The symbol of the olive tree is especially poignant given that Yochanan Meir's bris was held 'erev Tu BiShvat. Tu BiShvat is described in the mishnah as the Rosh Hashanah for trees, particularly fruit trees where the count of years has legal ramifications. As both human beings and the Torah are compared to fruit trees, this is understood to have great mystical significance. The fruits of the tree, which have their Yom HaDin on Shavuos, represent chiddushim in Torah, novel ideas and insights that come through human effort. It is also connected to the bris milah in particular, because fruit trees lose their status as 'orlah on their third Tu BiShvat, producing neta' reva'i, sanctified fruit, in place of fruit that must be discarded. So, too, a boy at his bris loses his 'orlah, the foreskin, and has in its place an os bris kodesh, a sign of the covenant. 

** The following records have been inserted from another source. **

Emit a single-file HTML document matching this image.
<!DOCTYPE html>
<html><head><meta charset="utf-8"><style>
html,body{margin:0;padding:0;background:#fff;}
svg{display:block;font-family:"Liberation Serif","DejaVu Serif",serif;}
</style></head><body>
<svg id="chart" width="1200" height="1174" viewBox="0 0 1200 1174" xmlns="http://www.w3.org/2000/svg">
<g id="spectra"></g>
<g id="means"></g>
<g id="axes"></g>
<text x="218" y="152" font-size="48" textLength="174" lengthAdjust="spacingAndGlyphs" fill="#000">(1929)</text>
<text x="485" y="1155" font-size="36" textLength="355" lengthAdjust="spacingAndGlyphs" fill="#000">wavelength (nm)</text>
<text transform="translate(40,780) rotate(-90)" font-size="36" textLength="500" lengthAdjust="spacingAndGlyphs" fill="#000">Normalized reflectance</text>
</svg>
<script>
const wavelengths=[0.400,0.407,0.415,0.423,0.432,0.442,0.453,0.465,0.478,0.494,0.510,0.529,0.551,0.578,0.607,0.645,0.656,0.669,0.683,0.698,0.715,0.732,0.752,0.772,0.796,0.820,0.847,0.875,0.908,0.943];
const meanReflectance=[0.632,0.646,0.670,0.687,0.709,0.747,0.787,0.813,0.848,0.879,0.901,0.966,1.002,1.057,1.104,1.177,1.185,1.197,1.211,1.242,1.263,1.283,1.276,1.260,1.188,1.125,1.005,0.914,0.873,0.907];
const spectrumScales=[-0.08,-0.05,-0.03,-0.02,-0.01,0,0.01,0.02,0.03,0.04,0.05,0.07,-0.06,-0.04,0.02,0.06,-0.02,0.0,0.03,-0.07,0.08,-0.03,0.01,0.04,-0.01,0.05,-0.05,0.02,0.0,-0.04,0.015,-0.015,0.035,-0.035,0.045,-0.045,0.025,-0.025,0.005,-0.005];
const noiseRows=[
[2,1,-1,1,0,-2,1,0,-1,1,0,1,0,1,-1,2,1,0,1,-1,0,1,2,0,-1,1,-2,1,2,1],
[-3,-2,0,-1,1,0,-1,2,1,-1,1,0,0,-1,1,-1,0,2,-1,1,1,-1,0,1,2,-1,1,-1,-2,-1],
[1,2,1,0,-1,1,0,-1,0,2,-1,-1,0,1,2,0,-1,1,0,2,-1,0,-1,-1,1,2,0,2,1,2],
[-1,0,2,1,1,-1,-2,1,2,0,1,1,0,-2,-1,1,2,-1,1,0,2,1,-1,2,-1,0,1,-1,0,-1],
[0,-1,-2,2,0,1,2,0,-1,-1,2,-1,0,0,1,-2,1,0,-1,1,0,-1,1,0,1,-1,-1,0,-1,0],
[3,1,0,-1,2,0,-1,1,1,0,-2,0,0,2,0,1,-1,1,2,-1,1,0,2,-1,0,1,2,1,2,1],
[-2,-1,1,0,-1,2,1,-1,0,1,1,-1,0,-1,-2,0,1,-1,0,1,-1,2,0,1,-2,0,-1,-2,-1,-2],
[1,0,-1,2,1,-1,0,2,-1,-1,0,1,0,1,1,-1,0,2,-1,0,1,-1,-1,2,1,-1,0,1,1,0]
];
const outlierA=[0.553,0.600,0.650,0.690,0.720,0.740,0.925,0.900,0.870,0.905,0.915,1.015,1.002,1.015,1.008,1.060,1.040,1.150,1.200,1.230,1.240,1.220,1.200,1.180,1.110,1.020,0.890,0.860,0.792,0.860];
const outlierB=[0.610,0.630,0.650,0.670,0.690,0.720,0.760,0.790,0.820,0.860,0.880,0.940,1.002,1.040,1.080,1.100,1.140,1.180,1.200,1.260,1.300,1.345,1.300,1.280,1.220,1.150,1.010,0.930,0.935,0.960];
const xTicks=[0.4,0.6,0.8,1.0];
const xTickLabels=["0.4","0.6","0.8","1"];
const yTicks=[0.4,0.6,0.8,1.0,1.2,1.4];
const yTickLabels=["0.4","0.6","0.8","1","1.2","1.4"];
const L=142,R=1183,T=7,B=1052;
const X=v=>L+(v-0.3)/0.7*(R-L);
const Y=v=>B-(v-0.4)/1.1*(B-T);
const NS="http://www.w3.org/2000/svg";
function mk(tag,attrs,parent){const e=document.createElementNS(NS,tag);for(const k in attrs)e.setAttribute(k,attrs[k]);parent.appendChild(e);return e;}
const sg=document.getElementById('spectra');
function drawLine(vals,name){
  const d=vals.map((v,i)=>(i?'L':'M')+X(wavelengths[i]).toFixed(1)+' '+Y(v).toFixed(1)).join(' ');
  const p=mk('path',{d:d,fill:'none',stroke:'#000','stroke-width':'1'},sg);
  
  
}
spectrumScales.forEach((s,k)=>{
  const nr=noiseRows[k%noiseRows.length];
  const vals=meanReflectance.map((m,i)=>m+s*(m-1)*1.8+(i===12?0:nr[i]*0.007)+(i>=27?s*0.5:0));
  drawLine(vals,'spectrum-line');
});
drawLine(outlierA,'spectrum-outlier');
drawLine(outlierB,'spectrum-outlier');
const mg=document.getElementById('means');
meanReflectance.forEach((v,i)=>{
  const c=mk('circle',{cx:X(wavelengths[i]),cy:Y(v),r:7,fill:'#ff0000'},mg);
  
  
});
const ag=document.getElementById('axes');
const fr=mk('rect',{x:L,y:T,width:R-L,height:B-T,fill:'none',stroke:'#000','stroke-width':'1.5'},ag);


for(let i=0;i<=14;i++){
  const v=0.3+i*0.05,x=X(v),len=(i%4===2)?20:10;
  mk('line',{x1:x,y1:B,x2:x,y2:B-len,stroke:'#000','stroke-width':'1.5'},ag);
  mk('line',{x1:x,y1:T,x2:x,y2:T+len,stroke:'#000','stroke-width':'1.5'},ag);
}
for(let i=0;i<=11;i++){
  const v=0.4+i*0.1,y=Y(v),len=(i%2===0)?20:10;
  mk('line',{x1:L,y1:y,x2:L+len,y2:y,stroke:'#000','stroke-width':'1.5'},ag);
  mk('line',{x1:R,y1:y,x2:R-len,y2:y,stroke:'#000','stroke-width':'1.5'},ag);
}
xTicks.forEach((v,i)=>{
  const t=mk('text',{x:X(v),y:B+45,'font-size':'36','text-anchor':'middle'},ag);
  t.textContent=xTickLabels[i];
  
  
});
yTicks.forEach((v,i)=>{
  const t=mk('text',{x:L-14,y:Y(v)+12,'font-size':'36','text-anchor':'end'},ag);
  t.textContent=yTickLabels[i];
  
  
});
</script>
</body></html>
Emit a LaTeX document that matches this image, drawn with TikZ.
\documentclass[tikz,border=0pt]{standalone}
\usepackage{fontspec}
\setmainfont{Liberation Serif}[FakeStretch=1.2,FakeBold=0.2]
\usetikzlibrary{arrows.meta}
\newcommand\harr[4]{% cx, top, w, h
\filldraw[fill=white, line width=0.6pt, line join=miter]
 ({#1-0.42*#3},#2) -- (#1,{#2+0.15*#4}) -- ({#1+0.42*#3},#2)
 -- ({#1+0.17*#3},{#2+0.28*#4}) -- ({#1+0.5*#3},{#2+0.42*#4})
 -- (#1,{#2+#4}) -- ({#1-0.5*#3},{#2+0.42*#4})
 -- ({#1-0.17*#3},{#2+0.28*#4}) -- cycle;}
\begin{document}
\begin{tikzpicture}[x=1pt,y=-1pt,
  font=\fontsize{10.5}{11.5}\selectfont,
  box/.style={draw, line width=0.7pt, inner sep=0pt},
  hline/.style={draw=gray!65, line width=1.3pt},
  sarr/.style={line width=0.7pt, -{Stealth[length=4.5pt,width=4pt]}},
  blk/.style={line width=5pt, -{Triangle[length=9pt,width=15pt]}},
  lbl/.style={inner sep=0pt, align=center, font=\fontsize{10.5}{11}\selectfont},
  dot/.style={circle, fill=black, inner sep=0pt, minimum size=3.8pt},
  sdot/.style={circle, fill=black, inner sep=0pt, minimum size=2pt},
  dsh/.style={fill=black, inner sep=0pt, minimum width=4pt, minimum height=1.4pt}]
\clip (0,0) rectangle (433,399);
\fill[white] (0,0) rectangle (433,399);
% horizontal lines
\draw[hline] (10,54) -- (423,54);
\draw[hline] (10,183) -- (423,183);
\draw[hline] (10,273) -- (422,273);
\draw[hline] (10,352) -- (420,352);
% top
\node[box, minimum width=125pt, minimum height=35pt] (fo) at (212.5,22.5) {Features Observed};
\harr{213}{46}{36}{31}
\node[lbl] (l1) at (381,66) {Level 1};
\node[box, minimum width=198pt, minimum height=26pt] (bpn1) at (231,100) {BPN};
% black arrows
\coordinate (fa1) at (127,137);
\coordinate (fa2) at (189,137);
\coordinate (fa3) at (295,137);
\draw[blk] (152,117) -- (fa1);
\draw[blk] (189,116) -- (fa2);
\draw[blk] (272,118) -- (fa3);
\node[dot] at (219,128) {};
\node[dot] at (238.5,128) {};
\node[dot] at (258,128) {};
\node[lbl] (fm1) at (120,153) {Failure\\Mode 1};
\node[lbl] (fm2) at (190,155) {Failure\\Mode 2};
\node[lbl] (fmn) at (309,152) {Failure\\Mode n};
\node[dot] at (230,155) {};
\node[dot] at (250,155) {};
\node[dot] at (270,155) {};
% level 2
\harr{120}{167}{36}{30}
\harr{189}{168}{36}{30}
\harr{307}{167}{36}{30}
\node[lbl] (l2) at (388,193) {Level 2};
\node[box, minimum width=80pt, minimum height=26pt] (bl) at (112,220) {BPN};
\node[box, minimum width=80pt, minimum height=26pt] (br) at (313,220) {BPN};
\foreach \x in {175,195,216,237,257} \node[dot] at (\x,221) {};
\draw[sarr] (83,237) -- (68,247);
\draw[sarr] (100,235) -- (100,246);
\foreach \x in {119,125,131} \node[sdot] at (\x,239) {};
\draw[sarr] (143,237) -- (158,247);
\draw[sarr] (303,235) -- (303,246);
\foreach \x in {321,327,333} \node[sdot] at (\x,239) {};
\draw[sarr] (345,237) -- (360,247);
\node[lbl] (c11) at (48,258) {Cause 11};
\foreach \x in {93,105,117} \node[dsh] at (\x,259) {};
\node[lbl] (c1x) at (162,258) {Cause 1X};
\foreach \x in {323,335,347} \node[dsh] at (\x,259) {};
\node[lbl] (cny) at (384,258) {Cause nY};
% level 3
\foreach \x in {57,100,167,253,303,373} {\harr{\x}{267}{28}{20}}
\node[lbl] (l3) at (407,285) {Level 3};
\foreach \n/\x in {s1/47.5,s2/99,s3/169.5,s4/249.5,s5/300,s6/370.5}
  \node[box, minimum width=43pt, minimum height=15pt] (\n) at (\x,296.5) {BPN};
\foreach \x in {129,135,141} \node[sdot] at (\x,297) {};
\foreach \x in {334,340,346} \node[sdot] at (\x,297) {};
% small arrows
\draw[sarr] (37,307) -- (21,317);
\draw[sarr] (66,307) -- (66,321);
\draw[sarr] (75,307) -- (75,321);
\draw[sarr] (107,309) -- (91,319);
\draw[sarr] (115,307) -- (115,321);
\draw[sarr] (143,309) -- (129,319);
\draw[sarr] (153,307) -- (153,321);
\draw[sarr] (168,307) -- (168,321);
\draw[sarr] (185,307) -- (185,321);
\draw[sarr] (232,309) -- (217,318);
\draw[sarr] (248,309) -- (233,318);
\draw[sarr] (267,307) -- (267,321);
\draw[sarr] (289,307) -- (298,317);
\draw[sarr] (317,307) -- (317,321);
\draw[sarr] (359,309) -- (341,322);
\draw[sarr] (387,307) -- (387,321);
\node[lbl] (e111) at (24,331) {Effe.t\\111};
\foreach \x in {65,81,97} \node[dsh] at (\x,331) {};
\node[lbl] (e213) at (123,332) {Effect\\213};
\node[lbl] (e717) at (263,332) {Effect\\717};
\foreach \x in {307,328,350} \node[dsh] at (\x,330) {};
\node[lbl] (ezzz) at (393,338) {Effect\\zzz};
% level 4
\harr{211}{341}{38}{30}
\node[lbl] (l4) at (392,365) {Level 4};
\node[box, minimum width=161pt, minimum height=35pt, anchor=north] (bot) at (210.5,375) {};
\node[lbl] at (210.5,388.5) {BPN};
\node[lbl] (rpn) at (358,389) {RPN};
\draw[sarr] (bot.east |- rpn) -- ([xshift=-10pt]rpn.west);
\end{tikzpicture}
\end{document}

Yochanan Meir was born on the eighth day of the eighth month, and the number eight is connected to light. Rav Hirsch describes it, one more than the seven of creation, as a spiraling return to begin creation anew at a higher level, and creation begins with light. The Maharal similarly sees the essence of eight in being one more than the seven of creation, but draws from that a complete transcendence of the natural order, a symbol of miracles and the or haganuz, the hidden light, that is reserved for the righteous in the world to come, which is hinted at in Chanukah. Chanukah itself was important in Yochanan Meir's life, marking his coming to full term and being deemed healthy and stable enough to leave the intensive care unit: our own glimpse of light in the darkness. The great tanna, Rabbi Nehorai, is better known as Rabbi Meir, because he gave light through his teaching. We wish for Yochanan Meir to share that illuminating quality all his life.

The combination of the or, light, of Meir with the chein, favor, of Yochanan is intended continuously to invoke all the blessings alluded to in the verse, "Yaeir Hashem panav eilekha vichuneka", Bamidbar 6:25, the second verse of birkas Kohanim. Birkas Kohanim is taught to contain within it every blessing, and the second verse focuses on the spiritual. The or of the Shekhina and of Torah, the chein that it should be freely and lovingly granted. This verse, in our eyes, distills into five words the essence of our hope that our opening to Hashem should be received and transform hester panim into intimate revelation. That is why we named our son Yochanan Meir.